◆ **Your task**:
Restate the listing below word for word, omitting any images.

- - -

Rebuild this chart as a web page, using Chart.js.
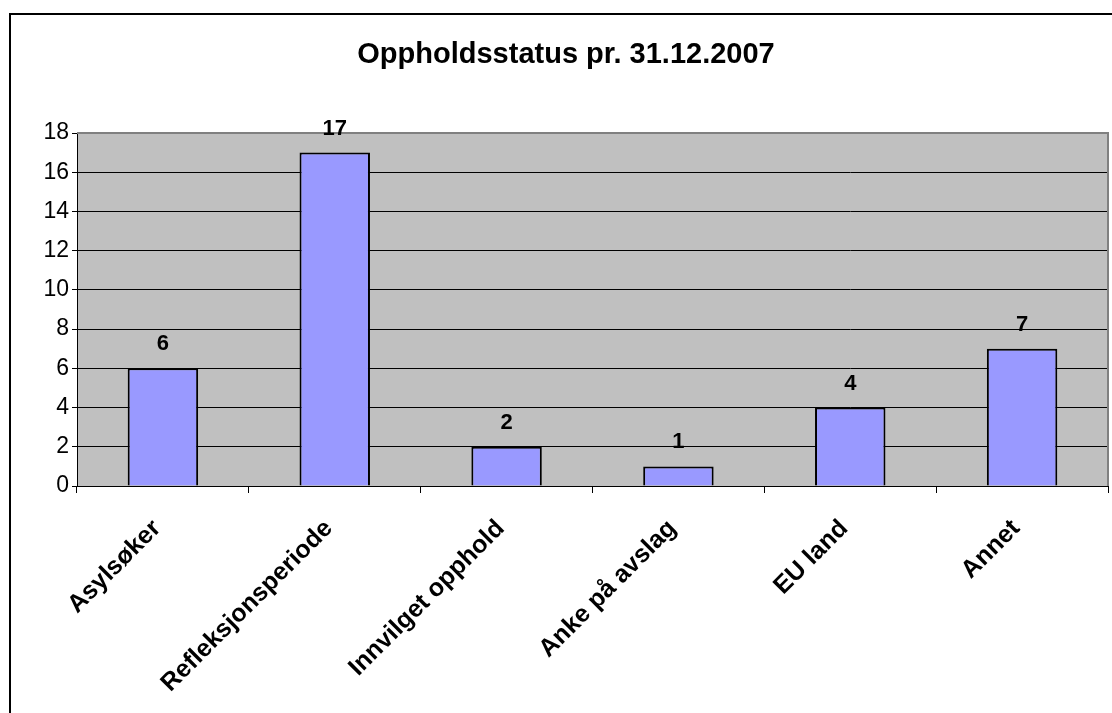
<!DOCTYPE html>
<html>
<head>
<meta charset="utf-8">
<script src="https://cdn.jsdelivr.net/npm/chart.js@4/dist/chart.umd.min.js"></script>
<style>
  html, body { margin: 0; padding: 0; background: #fff; }
  #wrap { position: relative; width: 1112px; height: 713px; }
</style>
</head>
<body>
<div id="wrap"><canvas id="c" width="1112" height="713"></canvas></div>
<script>
const titleText = 'Oppholdsstatus pr. 31.12.2007';
const categories = ['Asylsøker', 'Refleksjonsperiode', 'Innvilget opphold', 'Anke på avslag', 'EU land', 'Annet'];
const values = [6, 17, 2, 1, 4, 7];
const yMin = 0, yMax = 18, yStep = 2;

const FONT = '"Liberation Sans", Arial, sans-serif';

const decor = {
  id: 'decor',
  beforeDraw(chart) {
    const { ctx, chartArea: a } = chart;
    ctx.save();
    ctx.fillStyle = '#C0C0C0';
    ctx.fillRect(a.left, a.top, a.right - a.left, a.bottom - a.top);
    ctx.restore();
  },
  beforeDatasetsDraw(chart) {
    const { ctx, chartArea: a } = chart;
    ctx.save();
    ctx.strokeStyle = '#808080';
    ctx.lineWidth = 2;
    ctx.beginPath();
    ctx.moveTo(a.left, a.top);
    ctx.lineTo(a.right, a.top);
    ctx.lineTo(a.right, a.bottom);
    ctx.stroke();
    ctx.restore();
  },
  afterDraw(chart) {
    const { ctx } = chart;
    ctx.save();
    ctx.strokeStyle = '#000';
    ctx.lineWidth = 2;
    ctx.beginPath();
    ctx.moveTo(10, 730);
    ctx.lineTo(10, 14);
    ctx.lineTo(1130, 14);
    ctx.stroke();
    // title
    ctx.fillStyle = '#000';
    ctx.font = 'bold 29px ' + FONT;
    ctx.textAlign = 'center';
    ctx.textBaseline = 'middle';
    ctx.fillText(titleText, 566, 55);
    ctx.restore();
  },
  afterDatasetsDraw(chart) {
    const { ctx } = chart;
    const meta = chart.getDatasetMeta(0);
    ctx.save();
    ctx.fillStyle = '#000';
    ctx.font = 'bold 22px ' + FONT;
    ctx.textAlign = 'center';
    ctx.textBaseline = 'middle';
    meta.data.forEach((bar, i) => {
      ctx.fillText(String(values[i]), bar.x, bar.y - 24);
    });
    ctx.restore();
  }
};

new Chart(document.getElementById('c'), {
  type: 'bar',
  data: {
    labels: categories,
    datasets: [{
      data: values,
      backgroundColor: '#9999FF',
      borderColor: '#000000',
      borderWidth: 2,
      barPercentage: 0.41,
      categoryPercentage: 1.0
    }]
  },
  options: {
    responsive: false,
    animation: false,
    devicePixelRatio: 1,
    layout: { padding: { left: 0, right: 4, top: 133, bottom: 0 } },
    plugins: {
      legend: { display: false },
      tooltip: { enabled: false },
      title: { display: false }
    },
    scales: {
      x: {
        afterFit(s) { s.height = 227; },
        grid: {
          drawOnChartArea: false,
          drawTicks: true,
          tickLength: 7,
          color: '#000',
          offset: true
        },
        border: { display: true, color: '#000', width: 1 },
        ticks: {
          color: '#000',
          font: { family: FONT, size: 25, weight: 'bold' },
          minRotation: 45,
          maxRotation: 45,
          autoSkip: false,
          padding: 21,
          labelOffset: -6
        }
      },
      y: {
        min: yMin,
        max: yMax,
        afterFit(s) { s.width = 77; },
        grid: {
          color: (c) => (c.tick && c.tick.value === yMax) ? 'rgba(0,0,0,0)' : '#000',
          tickColor: '#000',
          tickLength: 5,
          lineWidth: 1
        },
        border: { display: true, color: '#000', width: 1 },
        ticks: {
          stepSize: yStep,
          color: '#000',
          font: { family: FONT, size: 23 },
          padding: 3
        }
      }
    }
  },
  plugins: [decor]
});
</script>
</body>
</html>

- - -

◆ **The answer**:
Rebuild this chart as a web page, using Chart.js.
<!DOCTYPE html>
<html>
<head>
<meta charset="utf-8">
<script src="https://cdn.jsdelivr.net/npm/chart.js@4/dist/chart.umd.min.js"></script>
<style>
  html, body { margin: 0; padding: 0; background: #fff; }
  #wrap { position: relative; width: 1112px; height: 713px; }
</style>
</head>
<body>
<div id="wrap"><canvas id="c" width="1112" height="713"></canvas></div>
<script>
const titleText = 'Oppholdsstatus pr. 31.12.2007';
const categories = ['Asylsøker', 'Refleksjonsperiode', 'Innvilget opphold', 'Anke på avslag', 'EU land', 'Annet'];
const values = [6, 17, 2, 1, 4, 7];
const yMin = 0, yMax = 18, yStep = 2;

const FONT = '"Liberation Sans", Arial, sans-serif';

const decor = {
  id: 'decor',
  beforeDraw(chart) {
    const { ctx, chartArea: a } = chart;
    ctx.save();
    ctx.fillStyle = '#C0C0C0';
    ctx.fillRect(a.left, a.top, a.right - a.left, a.bottom - a.top);
    ctx.restore();
  },
  beforeDatasetsDraw(chart) {
    const { ctx, chartArea: a } = chart;
    ctx.save();
    ctx.strokeStyle = '#808080';
    ctx.lineWidth = 2;
    ctx.beginPath();
    ctx.moveTo(a.left, a.top);
    ctx.lineTo(a.right, a.top);
    ctx.lineTo(a.right, a.bottom);
    ctx.stroke();
    ctx.restore();
  },
  afterDraw(chart) {
    const { ctx } = chart;
    ctx.save();
    ctx.strokeStyle = '#000';
    ctx.lineWidth = 2;
    ctx.beginPath();
    ctx.moveTo(10, 730);
    ctx.lineTo(10, 14);
    ctx.lineTo(1130, 14);
    ctx.stroke();
    // title
    ctx.fillStyle = '#000';
    ctx.font = 'bold 29px ' + FONT;
    ctx.textAlign = 'center';
    ctx.textBaseline = 'middle';
    ctx.fillText(titleText, 566, 55);
    ctx.restore();
  },
  afterDatasetsDraw(chart) {
    const { ctx } = chart;
    const meta = chart.getDatasetMeta(0);
    ctx.save();
    ctx.fillStyle = '#000';
    ctx.font = 'bold 22px ' + FONT;
    ctx.textAlign = 'center';
    ctx.textBaseline = 'middle';
    meta.data.forEach((bar, i) => {
      ctx.fillText(String(values[i]), bar.x, bar.y - 24);
    });
    ctx.restore();
  }
};

new Chart(document.getElementById('c'), {
  type: 'bar',
  data: {
    labels: categories,
    datasets: [{
      data: values,
      backgroundColor: '#9999FF',
      borderColor: '#000000',
      borderWidth: 2,
      barPercentage: 0.41,
      categoryPercentage: 1.0
    }]
  },
  options: {
    responsive: false,
    animation: false,
    devicePixelRatio: 1,
    layout: { padding: { left: 0, right: 4, top: 133, bottom: 0 } },
    plugins: {
      legend: { display: false },
      tooltip: { enabled: false },
      title: { display: false }
    },
    scales: {
      x: {
        afterFit(s) { s.height = 227; },
        grid: {
          drawOnChartArea: false,
          drawTicks: true,
          tickLength: 7,
          color: '#000',
          offset: true
        },
        border: { display: true, color: '#000', width: 1 },
        ticks: {
          color: '#000',
          font: { family: FONT, size: 25, weight: 'bold' },
          minRotation: 45,
          maxRotation: 45,
          autoSkip: false,
          padding: 21,
          labelOffset: -6
        }
      },
      y: {
        min: yMin,
        max: yMax,
        afterFit(s) { s.width = 77; },
        grid: {
          color: (c) => (c.tick && c.tick.value === yMax) ? 'rgba(0,0,0,0)' : '#000',
          tickColor: '#000',
          tickLength: 5,
          lineWidth: 1
        },
        border: { display: true, color: '#000', width: 1 },
        ticks: {
          stepSize: yStep,
          color: '#000',
          font: { family: FONT, size: 23 },
          padding: 3
        }
      }
    }
  },
  plugins: [decor]
});
</script>
</body>
</html>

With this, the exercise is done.